Exercise description
Skip all pictures, then print the remaining material exactly.

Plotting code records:
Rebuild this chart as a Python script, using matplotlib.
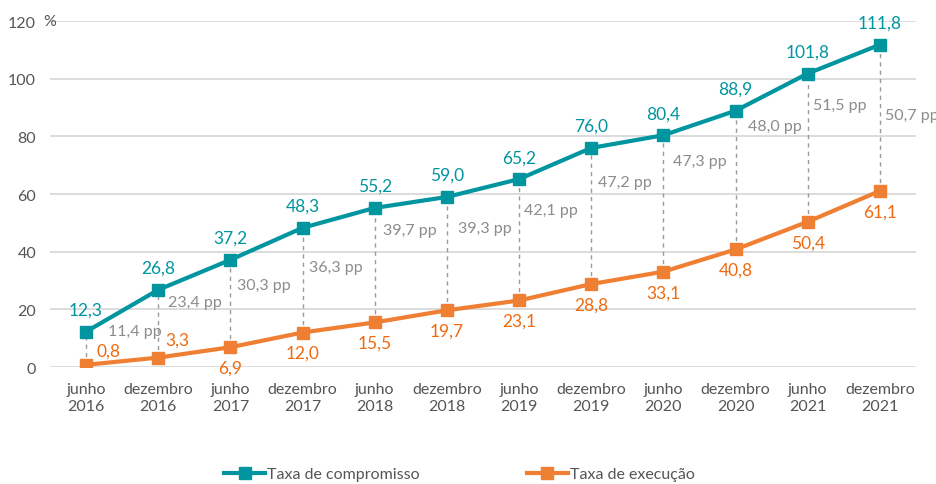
import numpy as np
import matplotlib
matplotlib.use('Agg')
import matplotlib.pyplot as plt

plt.rcParams['font.family'] = ['Lato', 'DejaVu Sans']

# Donnees
periodos = ['junho\n2016', 'dezembro\n2016', 'junho\n2017', 'dezembro\n2017',
            'junho\n2018', 'dezembro\n2018', 'junho\n2019', 'dezembro\n2019',
            'junho\n2020', 'dezembro\n2020', 'junho\n2021', 'dezembro\n2021']
compromisso = [12.3, 26.8, 37.2, 48.3, 55.2, 59.0, 65.2, 76.0, 80.4, 88.9, 101.8, 111.8]
execucao = [0.8, 3.3, 6.9, 12.0, 15.5, 19.7, 23.1, 28.8, 33.1, 40.8, 50.4, 61.1]
diferenca = ['11,4', '23,4', '30,3', '36,3', '39,7', '39,3', '42,1', '47,2',
             '47,3', '48,0', '51,5', '50,7']
# hauteur et decalage des etiquettes "pp"
pp_y = [12.5, 22.5, 28.4, 34.7, 47.5, 48.2, 54.5, 64.2, 71.5, 83.6, 90.9, 87.4]
pp_dx = [0.3, 0.14, 0.09, 0.09, 0.12, 0.16, 0.07, 0.1, 0.13, 0.17, 0.07, 0.07]

teal = '#00959f'
orange = '#ef7f33'
orange_txt = '#f06a10'
cinza = '#8c8c8c'

fig = plt.figure(figsize=(9.37, 4.85), dpi=100)
ax = fig.add_axes([0.0534, 0.241, 0.9242, 0.7136])

x = np.arange(len(periodos))

for i in x:
    ax.plot([i, i], [execucao[i], compromisso[i]], ls=(0, (3, 3)), color='#9a9a9a',
            lw=1, zorder=1)
    ax.text(i + pp_dx[i], pp_y[i], diferenca[i] + ' pp', color=cinza, fontsize=11.5,
            ha='left', va='center')

ax.plot(x, compromisso, color=teal, lw=3, marker='s', ms=8, label='Taxa de compromisso', zorder=3)
ax.plot(x, execucao, color=orange, lw=3, marker='s', ms=8, label='Taxa de execução', zorder=3)

def fmt(v):
    return ('%.1f' % v).replace('.', ',')

decal_exec = {0: (16, 10), 1: (14, 13)}
for i in x:
    ax.annotate(fmt(compromisso[i]), (i, compromisso[i]), xytext=(0, 10),
                textcoords='offset points', ha='center', va='bottom',
                color=teal, fontsize=12.5)
    if i in decal_exec:
        ax.annotate(fmt(execucao[i]), (i, execucao[i]), xytext=decal_exec[i],
                    textcoords='offset points', ha='center', va='center',
                    color=orange_txt, fontsize=12.5)
    else:
        ax.annotate(fmt(execucao[i]), (i, execucao[i]), xytext=(0, -9),
                    textcoords='offset points', ha='center', va='top',
                    color=orange_txt, fontsize=12.5)

ax.set_xlim(-0.5, 11.5)
ax.set_ylim(0, 120)
ax.set_yticks(range(0, 121, 20))
ax.set_xticks(x)
ax.set_xticklabels(periodos, linespacing=1.25)
ax.tick_params(length=0, labelsize=11.5, colors='#555555')
ax.tick_params(axis='y', pad=10)
ax.tick_params(axis='x', pad=11)
ax.text(-0.6, 120, '%', fontsize=11.5, color='#555555', ha='left', va='center')
ax.grid(axis='y', color='#d9d9d9', lw=1.3)
ax.set_axisbelow(True)
for s in ax.spines.values():
    s.set_visible(False)

leg = fig.legend(loc='center', bbox_to_anchor=(0.49, 0.02), ncol=2, frameon=False,
                 fontsize=11.5, columnspacing=6.7, handlelength=2.6, handletextpad=0.1)
for t in leg.get_texts():
    t.set_color('#555555')

fig.savefig('out.png', dpi=100)
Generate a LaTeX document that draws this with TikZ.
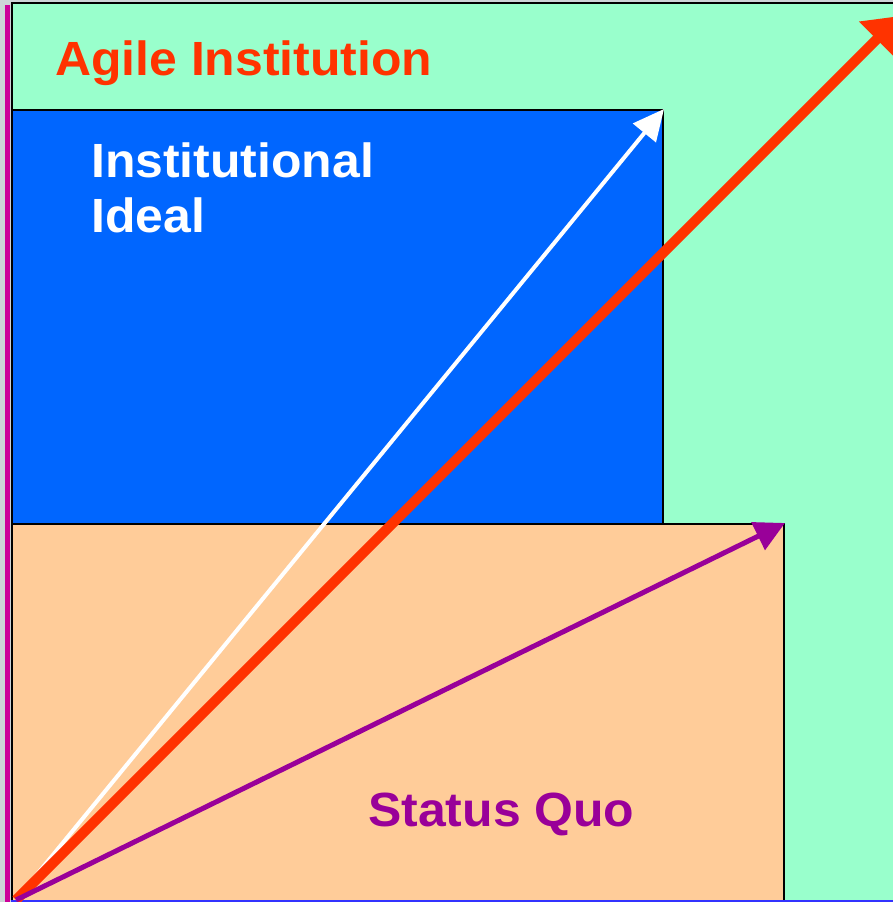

Task output
Rebuild this chart as a Python script, using matplotlib.
import numpy as np
import matplotlib
matplotlib.use('Agg')
import matplotlib.pyplot as plt

plt.rcParams['font.family'] = ['Lato', 'DejaVu Sans']

# Donnees
periodos = ['junho\n2016', 'dezembro\n2016', 'junho\n2017', 'dezembro\n2017',
            'junho\n2018', 'dezembro\n2018', 'junho\n2019', 'dezembro\n2019',
            'junho\n2020', 'dezembro\n2020', 'junho\n2021', 'dezembro\n2021']
compromisso = [12.3, 26.8, 37.2, 48.3, 55.2, 59.0, 65.2, 76.0, 80.4, 88.9, 101.8, 111.8]
execucao = [0.8, 3.3, 6.9, 12.0, 15.5, 19.7, 23.1, 28.8, 33.1, 40.8, 50.4, 61.1]
diferenca = ['11,4', '23,4', '30,3', '36,3', '39,7', '39,3', '42,1', '47,2',
             '47,3', '48,0', '51,5', '50,7']
# hauteur et decalage des etiquettes "pp"
pp_y = [12.5, 22.5, 28.4, 34.7, 47.5, 48.2, 54.5, 64.2, 71.5, 83.6, 90.9, 87.4]
pp_dx = [0.3, 0.14, 0.09, 0.09, 0.12, 0.16, 0.07, 0.1, 0.13, 0.17, 0.07, 0.07]

teal = '#00959f'
orange = '#ef7f33'
orange_txt = '#f06a10'
cinza = '#8c8c8c'

fig = plt.figure(figsize=(9.37, 4.85), dpi=100)
ax = fig.add_axes([0.0534, 0.241, 0.9242, 0.7136])

x = np.arange(len(periodos))

for i in x:
    ax.plot([i, i], [execucao[i], compromisso[i]], ls=(0, (3, 3)), color='#9a9a9a',
            lw=1, zorder=1)
    ax.text(i + pp_dx[i], pp_y[i], diferenca[i] + ' pp', color=cinza, fontsize=11.5,
            ha='left', va='center')

ax.plot(x, compromisso, color=teal, lw=3, marker='s', ms=8, label='Taxa de compromisso', zorder=3)
ax.plot(x, execucao, color=orange, lw=3, marker='s', ms=8, label='Taxa de execução', zorder=3)

def fmt(v):
    return ('%.1f' % v).replace('.', ',')

decal_exec = {0: (16, 10), 1: (14, 13)}
for i in x:
    ax.annotate(fmt(compromisso[i]), (i, compromisso[i]), xytext=(0, 10),
                textcoords='offset points', ha='center', va='bottom',
                color=teal, fontsize=12.5)
    if i in decal_exec:
        ax.annotate(fmt(execucao[i]), (i, execucao[i]), xytext=decal_exec[i],
                    textcoords='offset points', ha='center', va='center',
                    color=orange_txt, fontsize=12.5)
    else:
        ax.annotate(fmt(execucao[i]), (i, execucao[i]), xytext=(0, -9),
                    textcoords='offset points', ha='center', va='top',
                    color=orange_txt, fontsize=12.5)

ax.set_xlim(-0.5, 11.5)
ax.set_ylim(0, 120)
ax.set_yticks(range(0, 121, 20))
ax.set_xticks(x)
ax.set_xticklabels(periodos, linespacing=1.25)
ax.tick_params(length=0, labelsize=11.5, colors='#555555')
ax.tick_params(axis='y', pad=10)
ax.tick_params(axis='x', pad=11)
ax.text(-0.6, 120, '%', fontsize=11.5, color='#555555', ha='left', va='center')
ax.grid(axis='y', color='#d9d9d9', lw=1.3)
ax.set_axisbelow(True)
for s in ax.spines.values():
    s.set_visible(False)

leg = fig.legend(loc='center', bbox_to_anchor=(0.49, 0.02), ncol=2, frameon=False,
                 fontsize=11.5, columnspacing=6.7, handlelength=2.6, handletextpad=0.1)
for t in leg.get_texts():
    t.set_color('#555555')

fig.savefig('out.png', dpi=100)
Generate a LaTeX document that draws this with TikZ.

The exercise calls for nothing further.